→ TASK DESCRIPTION
Lines with "Clone this chart in Bokeh." and "from bokeh.resources import INLINE" mark the range, both included. Reproduce exactly that stretch, without pictures.

→ RECORDS FOR THIS EXERCISE
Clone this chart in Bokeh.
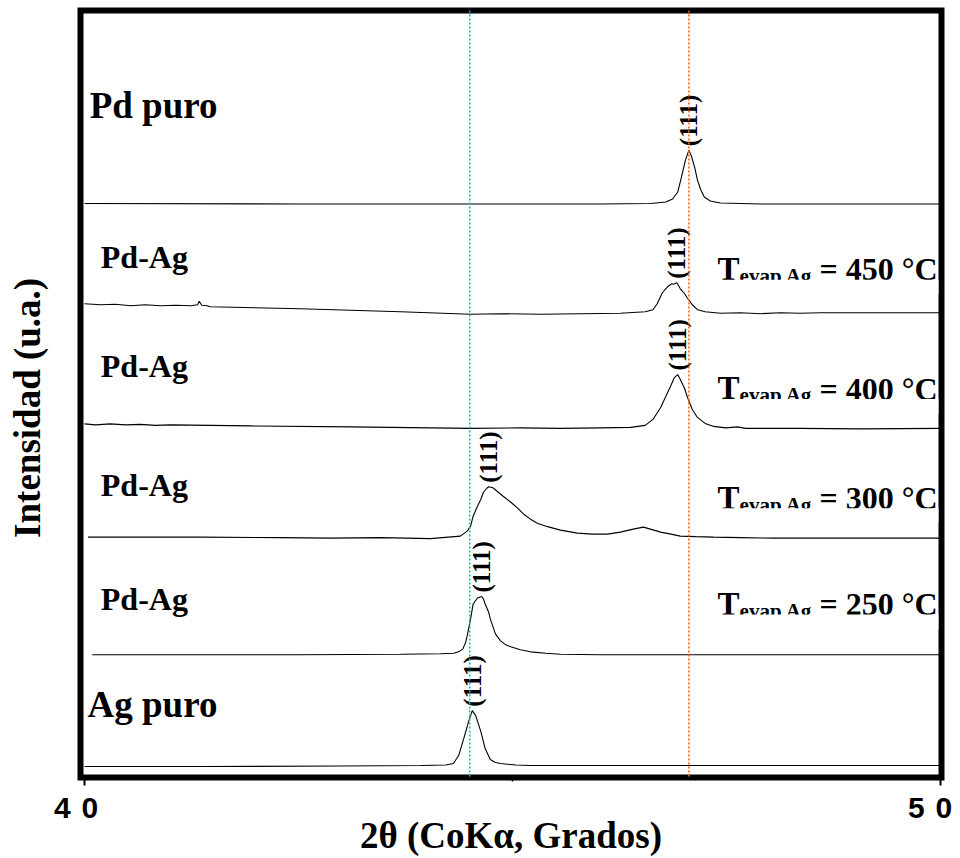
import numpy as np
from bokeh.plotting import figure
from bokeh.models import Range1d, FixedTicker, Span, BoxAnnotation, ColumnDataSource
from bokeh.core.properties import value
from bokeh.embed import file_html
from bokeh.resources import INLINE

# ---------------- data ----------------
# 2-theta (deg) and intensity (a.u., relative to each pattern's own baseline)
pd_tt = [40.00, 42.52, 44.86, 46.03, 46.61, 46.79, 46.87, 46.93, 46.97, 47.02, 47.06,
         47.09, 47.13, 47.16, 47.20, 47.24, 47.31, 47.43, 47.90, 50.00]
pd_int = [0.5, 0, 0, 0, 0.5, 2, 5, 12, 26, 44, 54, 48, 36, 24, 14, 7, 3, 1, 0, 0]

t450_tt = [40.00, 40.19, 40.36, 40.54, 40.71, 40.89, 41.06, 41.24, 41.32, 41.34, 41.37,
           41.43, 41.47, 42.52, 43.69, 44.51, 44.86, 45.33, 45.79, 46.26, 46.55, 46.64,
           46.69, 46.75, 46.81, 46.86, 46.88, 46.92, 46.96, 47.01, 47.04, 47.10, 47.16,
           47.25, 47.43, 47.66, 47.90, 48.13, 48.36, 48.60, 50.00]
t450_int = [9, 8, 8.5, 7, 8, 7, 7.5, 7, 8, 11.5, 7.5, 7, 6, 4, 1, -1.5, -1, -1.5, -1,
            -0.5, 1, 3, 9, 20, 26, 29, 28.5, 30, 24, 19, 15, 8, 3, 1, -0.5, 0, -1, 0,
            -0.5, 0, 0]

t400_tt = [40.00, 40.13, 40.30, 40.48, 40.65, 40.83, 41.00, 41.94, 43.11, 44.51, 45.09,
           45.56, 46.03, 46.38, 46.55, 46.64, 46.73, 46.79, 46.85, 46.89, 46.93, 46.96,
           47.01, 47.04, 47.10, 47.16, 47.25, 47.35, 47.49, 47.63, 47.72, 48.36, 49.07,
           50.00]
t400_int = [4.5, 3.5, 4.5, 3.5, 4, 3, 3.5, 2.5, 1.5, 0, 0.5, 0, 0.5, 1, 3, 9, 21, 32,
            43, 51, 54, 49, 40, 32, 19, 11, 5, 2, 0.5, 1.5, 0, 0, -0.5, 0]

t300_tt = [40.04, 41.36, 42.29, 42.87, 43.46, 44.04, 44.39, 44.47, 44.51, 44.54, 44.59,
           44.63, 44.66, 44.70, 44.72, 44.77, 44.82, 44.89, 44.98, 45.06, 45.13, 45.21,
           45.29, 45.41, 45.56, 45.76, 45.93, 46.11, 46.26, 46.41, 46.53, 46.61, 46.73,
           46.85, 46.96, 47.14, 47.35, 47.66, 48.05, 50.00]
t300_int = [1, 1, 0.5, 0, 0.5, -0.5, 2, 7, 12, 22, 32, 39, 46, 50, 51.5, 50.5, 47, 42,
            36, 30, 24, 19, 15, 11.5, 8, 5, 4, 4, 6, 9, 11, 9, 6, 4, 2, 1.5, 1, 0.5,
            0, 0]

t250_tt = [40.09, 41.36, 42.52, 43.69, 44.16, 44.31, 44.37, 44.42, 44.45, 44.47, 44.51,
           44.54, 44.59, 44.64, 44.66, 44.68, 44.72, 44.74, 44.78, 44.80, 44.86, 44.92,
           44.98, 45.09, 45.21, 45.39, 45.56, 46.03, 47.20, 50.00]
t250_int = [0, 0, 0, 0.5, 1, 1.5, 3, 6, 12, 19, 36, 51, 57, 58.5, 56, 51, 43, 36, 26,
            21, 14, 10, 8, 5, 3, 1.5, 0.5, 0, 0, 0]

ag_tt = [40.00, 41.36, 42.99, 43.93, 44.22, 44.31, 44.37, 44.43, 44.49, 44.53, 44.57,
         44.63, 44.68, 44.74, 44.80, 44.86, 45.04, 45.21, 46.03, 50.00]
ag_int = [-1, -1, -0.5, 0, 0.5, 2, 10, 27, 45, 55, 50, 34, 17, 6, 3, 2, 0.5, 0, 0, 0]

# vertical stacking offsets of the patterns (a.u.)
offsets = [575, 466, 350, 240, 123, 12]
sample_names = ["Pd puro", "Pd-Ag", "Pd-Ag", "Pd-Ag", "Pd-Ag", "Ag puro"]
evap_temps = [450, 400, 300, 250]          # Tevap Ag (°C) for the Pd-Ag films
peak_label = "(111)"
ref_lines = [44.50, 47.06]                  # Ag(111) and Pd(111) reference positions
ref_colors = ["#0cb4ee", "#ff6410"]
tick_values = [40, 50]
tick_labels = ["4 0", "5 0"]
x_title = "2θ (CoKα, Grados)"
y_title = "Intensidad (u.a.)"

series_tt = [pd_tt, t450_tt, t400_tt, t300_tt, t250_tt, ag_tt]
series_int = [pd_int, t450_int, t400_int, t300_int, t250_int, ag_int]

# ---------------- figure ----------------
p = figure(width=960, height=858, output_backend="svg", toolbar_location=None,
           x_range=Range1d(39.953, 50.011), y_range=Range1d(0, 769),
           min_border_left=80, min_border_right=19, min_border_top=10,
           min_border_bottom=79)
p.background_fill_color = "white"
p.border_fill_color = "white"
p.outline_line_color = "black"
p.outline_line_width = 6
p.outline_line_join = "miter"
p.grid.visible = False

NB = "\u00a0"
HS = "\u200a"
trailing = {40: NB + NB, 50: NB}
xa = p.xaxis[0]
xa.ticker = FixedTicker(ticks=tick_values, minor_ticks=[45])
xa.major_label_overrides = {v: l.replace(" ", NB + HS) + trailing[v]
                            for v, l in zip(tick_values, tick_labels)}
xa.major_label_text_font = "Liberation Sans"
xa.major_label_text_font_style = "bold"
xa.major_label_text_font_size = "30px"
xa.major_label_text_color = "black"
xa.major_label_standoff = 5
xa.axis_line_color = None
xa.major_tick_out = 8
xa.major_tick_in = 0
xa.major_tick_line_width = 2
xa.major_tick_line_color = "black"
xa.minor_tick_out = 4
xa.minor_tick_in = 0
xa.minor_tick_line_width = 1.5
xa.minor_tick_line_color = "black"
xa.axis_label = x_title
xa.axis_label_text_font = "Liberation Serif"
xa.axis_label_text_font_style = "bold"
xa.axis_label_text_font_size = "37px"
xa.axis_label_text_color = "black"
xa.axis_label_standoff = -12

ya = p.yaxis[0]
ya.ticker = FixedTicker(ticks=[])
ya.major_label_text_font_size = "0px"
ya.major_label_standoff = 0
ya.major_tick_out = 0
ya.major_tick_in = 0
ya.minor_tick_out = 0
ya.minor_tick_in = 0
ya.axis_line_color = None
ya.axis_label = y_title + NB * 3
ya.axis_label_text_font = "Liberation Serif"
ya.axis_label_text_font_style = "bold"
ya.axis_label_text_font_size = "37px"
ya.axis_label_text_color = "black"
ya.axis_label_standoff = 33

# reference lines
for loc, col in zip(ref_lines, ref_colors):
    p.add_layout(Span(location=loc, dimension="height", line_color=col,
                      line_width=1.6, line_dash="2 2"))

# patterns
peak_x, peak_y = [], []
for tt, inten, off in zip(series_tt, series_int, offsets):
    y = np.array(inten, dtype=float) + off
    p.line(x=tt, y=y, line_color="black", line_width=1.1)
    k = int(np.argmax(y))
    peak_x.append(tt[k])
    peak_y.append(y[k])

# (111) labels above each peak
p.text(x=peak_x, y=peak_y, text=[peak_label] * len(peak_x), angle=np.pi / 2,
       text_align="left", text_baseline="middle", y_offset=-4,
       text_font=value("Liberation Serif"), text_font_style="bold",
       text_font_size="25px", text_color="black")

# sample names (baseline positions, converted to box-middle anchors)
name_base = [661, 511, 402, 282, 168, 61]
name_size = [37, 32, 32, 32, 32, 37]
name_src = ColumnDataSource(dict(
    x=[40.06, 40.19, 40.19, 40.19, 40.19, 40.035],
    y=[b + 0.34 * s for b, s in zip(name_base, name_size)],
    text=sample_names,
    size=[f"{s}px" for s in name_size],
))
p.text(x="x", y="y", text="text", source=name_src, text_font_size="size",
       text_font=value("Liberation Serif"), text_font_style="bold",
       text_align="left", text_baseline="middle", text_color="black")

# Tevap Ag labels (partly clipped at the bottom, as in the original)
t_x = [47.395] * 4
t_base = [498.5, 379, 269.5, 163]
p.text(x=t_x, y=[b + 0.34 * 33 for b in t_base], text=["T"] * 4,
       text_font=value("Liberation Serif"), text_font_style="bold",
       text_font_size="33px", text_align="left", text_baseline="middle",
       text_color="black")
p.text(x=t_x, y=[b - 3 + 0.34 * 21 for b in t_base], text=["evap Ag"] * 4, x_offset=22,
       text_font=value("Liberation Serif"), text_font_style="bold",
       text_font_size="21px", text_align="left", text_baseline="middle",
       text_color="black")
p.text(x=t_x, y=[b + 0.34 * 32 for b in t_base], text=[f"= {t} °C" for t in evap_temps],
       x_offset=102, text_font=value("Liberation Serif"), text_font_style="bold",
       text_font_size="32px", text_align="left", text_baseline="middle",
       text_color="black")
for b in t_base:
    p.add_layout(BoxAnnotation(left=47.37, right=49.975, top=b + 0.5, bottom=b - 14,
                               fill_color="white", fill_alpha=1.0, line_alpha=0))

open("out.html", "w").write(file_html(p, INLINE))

...

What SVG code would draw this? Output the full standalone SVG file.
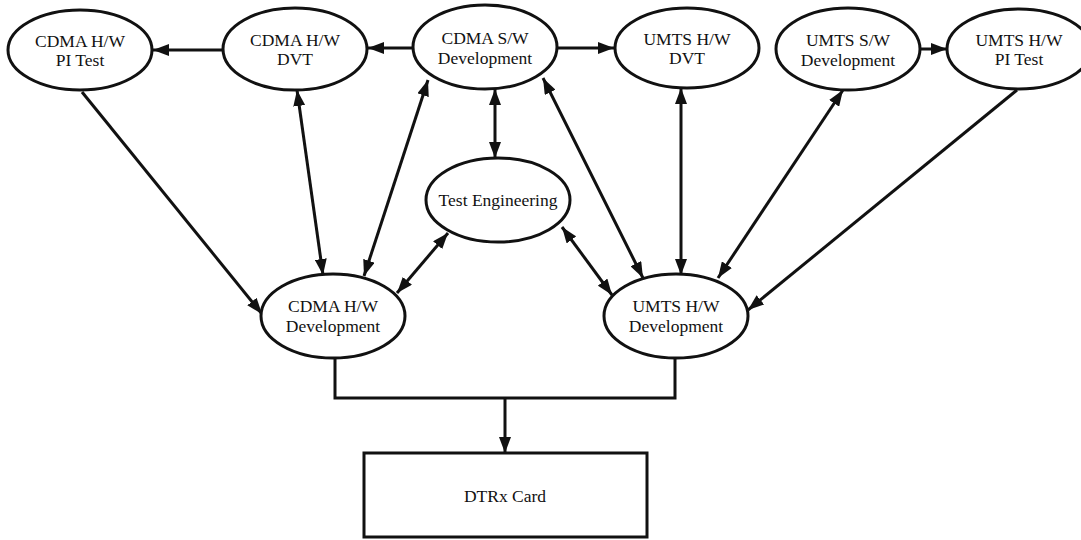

==

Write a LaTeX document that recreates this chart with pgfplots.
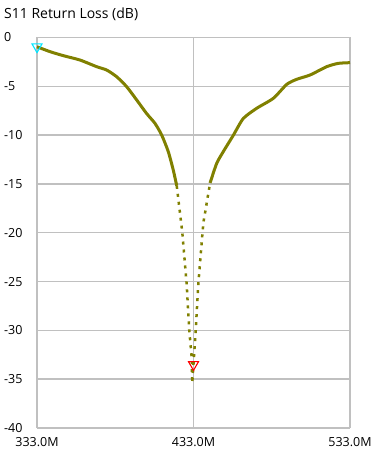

→ CORRECT RESULT
Clone this chart in Bokeh.
import numpy as np
from bokeh.plotting import figure
from bokeh.models import Range1d, FixedTicker, Span, BoxAnnotation, ColumnDataSource
from bokeh.core.properties import value
from bokeh.embed import file_html
from bokeh.resources import INLINE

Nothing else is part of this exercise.